SEC Chairman Christopher Cox defended the vote, which he said upholds a long-standing policy in which companies have the right to block placement of shareholder election resolutions on their corporate ballots.

Cox said he remained committed to establishing new rules that would give shareholders a greater voice in corporate elections. Wednesday's vote was required, he said, because of a 2006 appellate ruling that could lead to inconsistent standards for board elections in different parts of the country and jeopardize certain investor protections.

"Today is not the end, and I hope all stakeholders will continue to work with us," Cox said. He added later that he expected to "move forward and reopen this discussion in 2008."

Shareholders typically have little ability to influence the director nomination process other than to mount maverick, out-of-pocket campaigns.

Opponents of expanding such rights, including access to corporate "proxy" election materials, contend that groups with narrow agendas could end up with undue influence. They say other reforms, such as the increasing number of independent directors, make the election proposals unnecessary.

"Simply put, proxy access is a bad idea whose time passed," John J. Castellani, president of the Business Roundtable, testified before Congress in September.

But advocates maintain that such powers would help ensure that directors stay accountable to shareholders and perform their role as watchdogs, rather than fall under the sway of high-powered executives.

"Chairman Cox caved in to political pressure to take away a fundamental investor right," AFL-CIO President John Sweeney said in a statement, adding, "This rule comes at a time when the need for strong, independent corporate directors and a vigilant SEC is more critical than ever."

The issue has sparked a barrage of more than 34,000 letters to the SEC, officials said Wednesday.

Shortly after the vote, officials at the American Federation of State, County and Municipal Employees said they were filing election resolutions for 2008 at Bear Stearns and JPMorgan Chase, companies that they said had mismanaged mortgage-related matters.

Richard Ferlauto, director of corporate governance and pension investment at AFSCME, said that the union's pension fund and allies also planned to file further resolutions and that they would press them in the courts if necessary.

"We take these actions with regret and only because Chairman Cox chose this controversial course to subvert important shareholder rights," Ferlauto said.

The union helped spark the current debate by pushing for an election resolution at AIG, which the company rejected.

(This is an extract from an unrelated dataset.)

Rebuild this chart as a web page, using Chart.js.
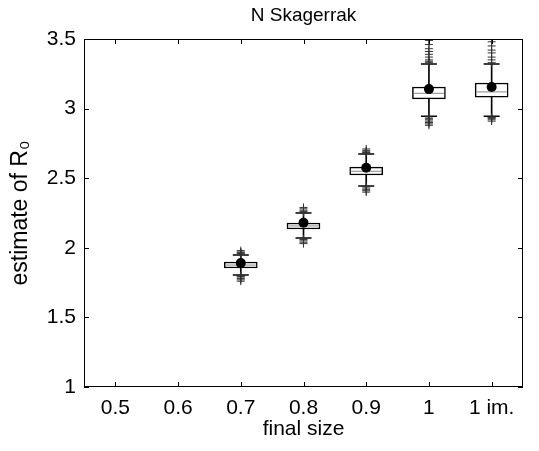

In 2006, the U.S. Court of Appeals for the 2nd Circuit ruled that the SEC's practice of taking no action when companies blocked shareholder election proposals -- in effect since 1990 or earlier -- was not consistent with earlier SEC policy and was therefore invalid.

A more recent Supreme Court decision on another case seemed to tilt the other way, SEC officials said Wednesday.

Cox said Wednesday that the SEC vote would protect investors by erasing uncertainty and guaranteeing that the regulatory body's antifraud and disclosure standards for board elections remained in place. "We owe it to investors and the markets to at least ensure that this does not happen."

But Nazareth was not convinced. "I don't believe we're in a state of great uncertainty," she said, noting that last year there were only three such proxy proposals.

Nazareth also expressed uncertainty about whether the SEC vote was a stopgap or a more lasting policy.

Democrat lawmakers, including Sen. Christopher J. Dodd (D-Conn.), who is chairman of the Senate Banking Committee, had urged the SEC to hold off action until it has its full complement of Democratic members. One Democratic seat on the panel is vacant, and Nazareth has announced her intention to leave in the near future.

"The result of today's vote is a step backwards for shareholders, as evidenced in part by the thousands of comments received in opposition to the rule, primarily from those representing shareholder interests," Rep. Barney Frank (D-Mass.), chairman of the House Committee on Financial Services, said in a statement.